Tuesday, October 09, 2007

I'm So Hungary

People always make fun of nonsensical English-language t-shirts in Japan but they should go to Croatia. A coast chock full of tourists makes for a sea of tacky souvenir t-shirts and I am really hoping that kids on the Dalmatian coast understand less of the English language than the Japanese. How else to explain "Who needs boobs..." (and then on the back) "When you've got an ass like this?" (14 year old girl). Or "You need to buy me a drink because you're still ugly" (12 year old boy). Then there was the economically-worded "He is gay" with an arrow meant to point at the person standing next to the wearer of the t-shirt. For some strange reason, I felt like apologizing to the Croatians for these hideous shirts.

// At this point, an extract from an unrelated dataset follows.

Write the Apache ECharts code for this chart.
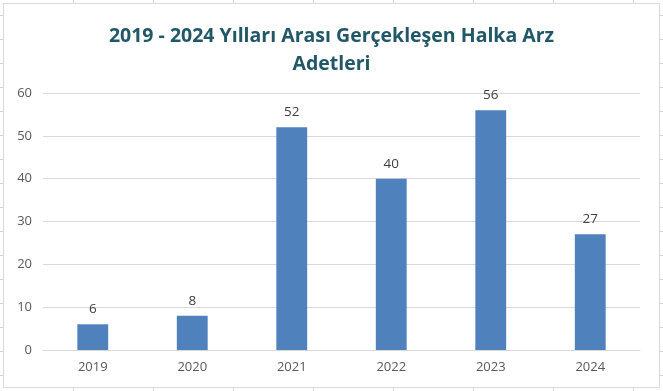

Maybe English is tough but Hungarian is WAY HARDER. We're in Budapest now and there is absolutely nothing in this language that I can hang a hat on...no familiar words, sounds, nothing. When I read maps or our guidebook, my eyes just glaze right over when they get to a Hungarian word, all of which seem to begin or end with "nagy." It is a famously impenetrable language. The only thing I can remember is that greetings are backwards - you can say the phonetic equivalent of "See ya" for hello and "Hello" will work for goodbye. Both are kind of useless anyway because usually the shopkeeper will bark something to me in a brusque manner and I will scuttle away scared. Smiling in a friendly manner doesn't really work here.

This morning, Isaac and I went for coffee at the Gerbeaud which is yet another example of crazy gorgeous art deco. Then a long walk up the hill to the citadel on the Buda side. It's a great view of Pest. Then we went to the Gellert baths to soak all aft. Hot, cold, hot, cold, inside, outside! The sauna was truly scary, however, and I didn't last longer than 30 seconds. It was the most intense sauna I've ever been in and kind of felt like the time I had the mystic tan mishap (scary, can't see, surrounded by air that seems solid rather than a gas). I've cooked in hot waters before but this sauna was downright painful and I felt my metal necklaces (tiny, dainty chains) immediately heat up enough to scorch my neck. It was awful and I headed straight for the tiny cold bath (8 degrees) after to dunk myself. Pins and needles! This hot cold thing rules.

Best items seen in souvenir shop: Britney Russian doll and Simpsons Russian doll (Bart on outside, cracked-out Lisa on inside drawn by someone who's obviously never seen the Simpsons, plus random teacups painted on the inner three).
Worst items seen in fleamarket: actual SS Nazi rings and paraphernalia.

More notes to come.

1 Comments:

Blogger mad said...

ohhh how lovely to hear of budapest. how i adored living there all those years ago, up in buda on a gorgeous little winding street called normafa.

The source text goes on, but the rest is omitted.